Task objective | Write out the material again exactly, please, and omit the pictures.

Dataset records |
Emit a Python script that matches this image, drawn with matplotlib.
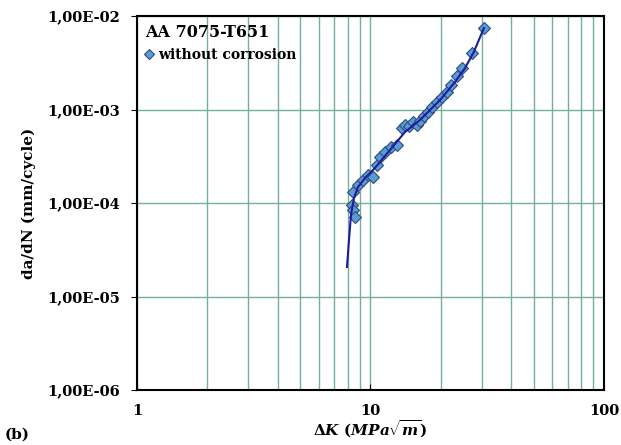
import matplotlib.pyplot as plt
from matplotlib.ticker import FixedLocator, LogLocator, NullFormatter

plt.rcParams['font.family'] = ['DejaVu Serif']
plt.rcParams['font.weight'] = 'bold'
plt.rcParams['axes.labelweight'] = 'bold'
plt.rcParams['mathtext.fontset'] = 'custom'
plt.rcParams['mathtext.rm'] = 'DejaVu Serif:bold'
plt.rcParams['mathtext.it'] = 'DejaVu Serif:bold:italic'

# measured points (without corrosion)
dk_points = [8.41, 8.33, 8.41, 8.58, 8.84, 9.29, 9.76, 10.25, 10.66, 10.98,
             11.54, 12.24, 12.98, 13.64, 14.05, 14.62, 15.21, 15.82, 16.29, 16.95,
             17.63, 18.34, 19.27, 20.23, 21.27, 22.12, 23.45, 24.64, 27.21, 30.62]
dadn_points = [1.31e-4, 9.5e-5, 8.4e-5, 7.1e-5, 1.56e-4, 1.76e-4, 1.99e-4, 1.90e-4, 2.55e-4, 3.10e-4,
               3.51e-4, 3.97e-4, 4.17e-4, 6.34e-4, 6.83e-4, 6.66e-4, 7.35e-4, 6.83e-4, 7.54e-4, 8.52e-4,
               9.40e-4, 1.06e-3, 1.20e-3, 1.36e-3, 1.54e-3, 1.83e-3, 2.28e-3, 2.78e-3, 4.02e-3, 7.44e-3]

# fitted curve
dk_fit = [7.93, 8.09, 8.25, 8.50, 8.84, 9.47, 10.45, 12.12, 14.05, 16.29, 19.84, 23.0, 25.4, 27.7, 30.6]
dadn_fit = [2.07e-5, 4.02e-5, 7.45e-5, 1.13e-4, 1.48e-4, 1.85e-4, 2.37e-4, 3.69e-4, 5.74e-4,
            7.72e-4, 1.26e-3, 1.97e-3, 2.78e-3, 4.12e-3, 7.44e-3]

y_ticks = [1e-6, 1e-5, 1e-4, 1e-3, 1e-2]
y_labels = ['1,00E-06', '1,00E-05', '1,00E-04', '1,00E-03', '1,00E-02']
x_ticks = [1, 10, 100]
x_labels = ['1', '10', '100']

fig = plt.figure(figsize=(6.21, 4.45), dpi=100)
ax = fig.add_axes([0.2206, 0.1236, 0.7520, 0.8404])
ax.set_xscale('log')
ax.set_yscale('log')
ax.set_xlim(1, 100)
ax.set_ylim(1e-6, 1e-2)

grid_color = '#74b09c'
ax.xaxis.set_minor_locator(LogLocator(base=10, subs=range(2, 10)))
ax.xaxis.set_minor_formatter(NullFormatter())
ax.yaxis.set_minor_locator(FixedLocator([]))
ax.grid(True, which='major', axis='both', color=grid_color, lw=1.0)
ax.grid(True, which='minor', axis='x', color=grid_color, lw=1.0)
ax.set_axisbelow(True)

ax.plot(dk_points, dadn_points, ls='none', marker='D', ms=6.5, mfc='#5b9bd5',
        mec='#2e4a7a', mew=0.8, label='without corrosion', zorder=3)
ax.plot(dk_fit, dadn_fit, color='#1c1c9c', lw=1.5, zorder=4)

ax.set_xticks(x_ticks)
ax.set_xticklabels(x_labels)
ax.set_yticks(y_ticks)
ax.set_yticklabels(y_labels)
ax.tick_params(axis='x', which='major', direction='in', length=4, pad=10, labelsize=10.5)
ax.tick_params(axis='x', which='minor', length=0)
ax.tick_params(axis='y', which='major', direction='out', length=4, pad=8, labelsize=10.5)
for s in ax.spines.values():
    s.set_linewidth(1.5)

ax.set_ylabel('da/dN (mm/cycle)', fontsize=11, labelpad=8)
fig.text(0.596, 0.012, r'$\Delta K\ (MPa\sqrt{m})$', fontsize=11, ha='center', va='bottom')

leg = ax.legend(loc='upper left', title='AA 7075-T651', frameon=False,
                alignment='left', fontsize=10, handlelength=0.6, handletextpad=0.3,
                borderaxespad=0.2, markerscale=0.8)
leg.get_title().set_fontsize(11.5)
leg.get_title().set_fontweight('bold')

fig.text(0.008, 0.015, '(b)', fontsize=11, fontweight='bold')

fig.savefig('out.png', dpi=100)
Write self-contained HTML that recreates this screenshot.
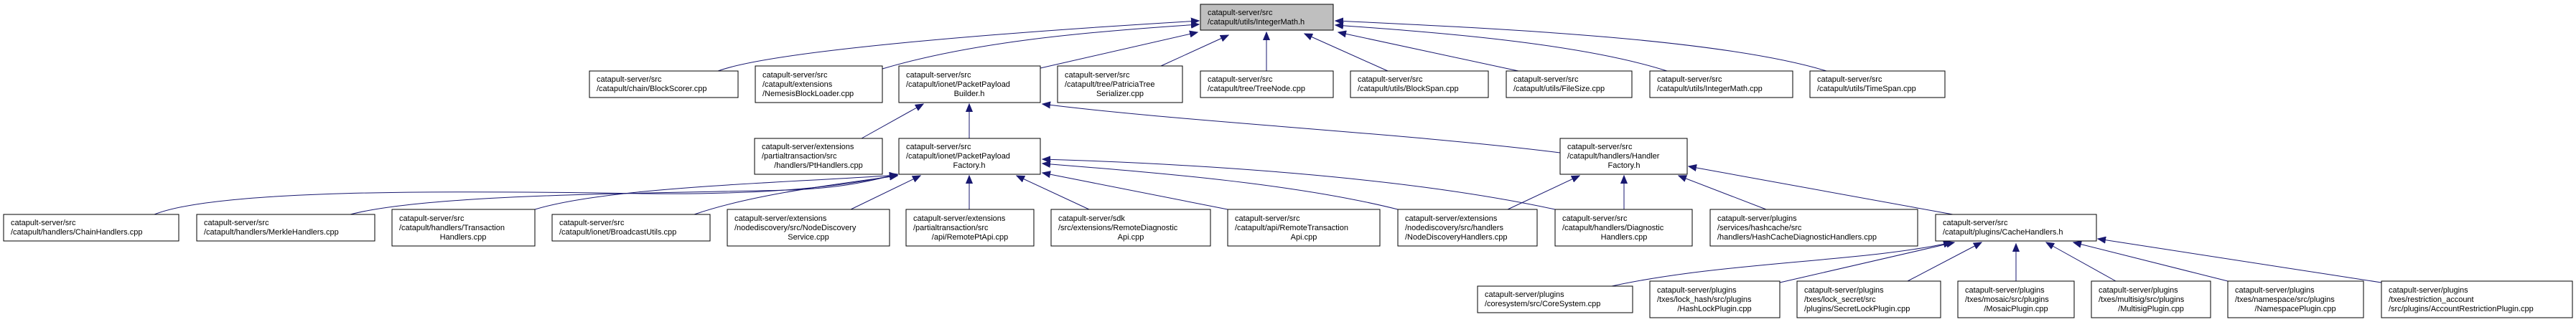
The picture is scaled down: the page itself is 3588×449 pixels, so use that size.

Result |
Emit a Python script that matches this image, drawn with matplotlib.
import matplotlib.pyplot as plt
from matplotlib.ticker import FixedLocator, LogLocator, NullFormatter

plt.rcParams['font.family'] = ['DejaVu Serif']
plt.rcParams['font.weight'] = 'bold'
plt.rcParams['axes.labelweight'] = 'bold'
plt.rcParams['mathtext.fontset'] = 'custom'
plt.rcParams['mathtext.rm'] = 'DejaVu Serif:bold'
plt.rcParams['mathtext.it'] = 'DejaVu Serif:bold:italic'

# measured points (without corrosion)
dk_points = [8.41, 8.33, 8.41, 8.58, 8.84, 9.29, 9.76, 10.25, 10.66, 10.98,
             11.54, 12.24, 12.98, 13.64, 14.05, 14.62, 15.21, 15.82, 16.29, 16.95,
             17.63, 18.34, 19.27, 20.23, 21.27, 22.12, 23.45, 24.64, 27.21, 30.62]
dadn_points = [1.31e-4, 9.5e-5, 8.4e-5, 7.1e-5, 1.56e-4, 1.76e-4, 1.99e-4, 1.90e-4, 2.55e-4, 3.10e-4,
               3.51e-4, 3.97e-4, 4.17e-4, 6.34e-4, 6.83e-4, 6.66e-4, 7.35e-4, 6.83e-4, 7.54e-4, 8.52e-4,
               9.40e-4, 1.06e-3, 1.20e-3, 1.36e-3, 1.54e-3, 1.83e-3, 2.28e-3, 2.78e-3, 4.02e-3, 7.44e-3]

# fitted curve
dk_fit = [7.93, 8.09, 8.25, 8.50, 8.84, 9.47, 10.45, 12.12, 14.05, 16.29, 19.84, 23.0, 25.4, 27.7, 30.6]
dadn_fit = [2.07e-5, 4.02e-5, 7.45e-5, 1.13e-4, 1.48e-4, 1.85e-4, 2.37e-4, 3.69e-4, 5.74e-4,
            7.72e-4, 1.26e-3, 1.97e-3, 2.78e-3, 4.12e-3, 7.44e-3]

y_ticks = [1e-6, 1e-5, 1e-4, 1e-3, 1e-2]
y_labels = ['1,00E-06', '1,00E-05', '1,00E-04', '1,00E-03', '1,00E-02']
x_ticks = [1, 10, 100]
x_labels = ['1', '10', '100']

fig = plt.figure(figsize=(6.21, 4.45), dpi=100)
ax = fig.add_axes([0.2206, 0.1236, 0.7520, 0.8404])
ax.set_xscale('log')
ax.set_yscale('log')
ax.set_xlim(1, 100)
ax.set_ylim(1e-6, 1e-2)

grid_color = '#74b09c'
ax.xaxis.set_minor_locator(LogLocator(base=10, subs=range(2, 10)))
ax.xaxis.set_minor_formatter(NullFormatter())
ax.yaxis.set_minor_locator(FixedLocator([]))
ax.grid(True, which='major', axis='both', color=grid_color, lw=1.0)
ax.grid(True, which='minor', axis='x', color=grid_color, lw=1.0)
ax.set_axisbelow(True)

ax.plot(dk_points, dadn_points, ls='none', marker='D', ms=6.5, mfc='#5b9bd5',
        mec='#2e4a7a', mew=0.8, label='without corrosion', zorder=3)
ax.plot(dk_fit, dadn_fit, color='#1c1c9c', lw=1.5, zorder=4)

ax.set_xticks(x_ticks)
ax.set_xticklabels(x_labels)
ax.set_yticks(y_ticks)
ax.set_yticklabels(y_labels)
ax.tick_params(axis='x', which='major', direction='in', length=4, pad=10, labelsize=10.5)
ax.tick_params(axis='x', which='minor', length=0)
ax.tick_params(axis='y', which='major', direction='out', length=4, pad=8, labelsize=10.5)
for s in ax.spines.values():
    s.set_linewidth(1.5)

ax.set_ylabel('da/dN (mm/cycle)', fontsize=11, labelpad=8)
fig.text(0.596, 0.012, r'$\Delta K\ (MPa\sqrt{m})$', fontsize=11, ha='center', va='bottom')

leg = ax.legend(loc='upper left', title='AA 7075-T651', frameon=False,
                alignment='left', fontsize=10, handlelength=0.6, handletextpad=0.3,
                borderaxespad=0.2, markerscale=0.8)
leg.get_title().set_fontsize(11.5)
leg.get_title().set_fontweight('bold')

fig.text(0.008, 0.015, '(b)', fontsize=11, fontweight='bold')

fig.savefig('out.png', dpi=100)
Write self-contained HTML that recreates this screenshot.
The picture is scaled down: the page itself is 3588×449 pixels, so use that size.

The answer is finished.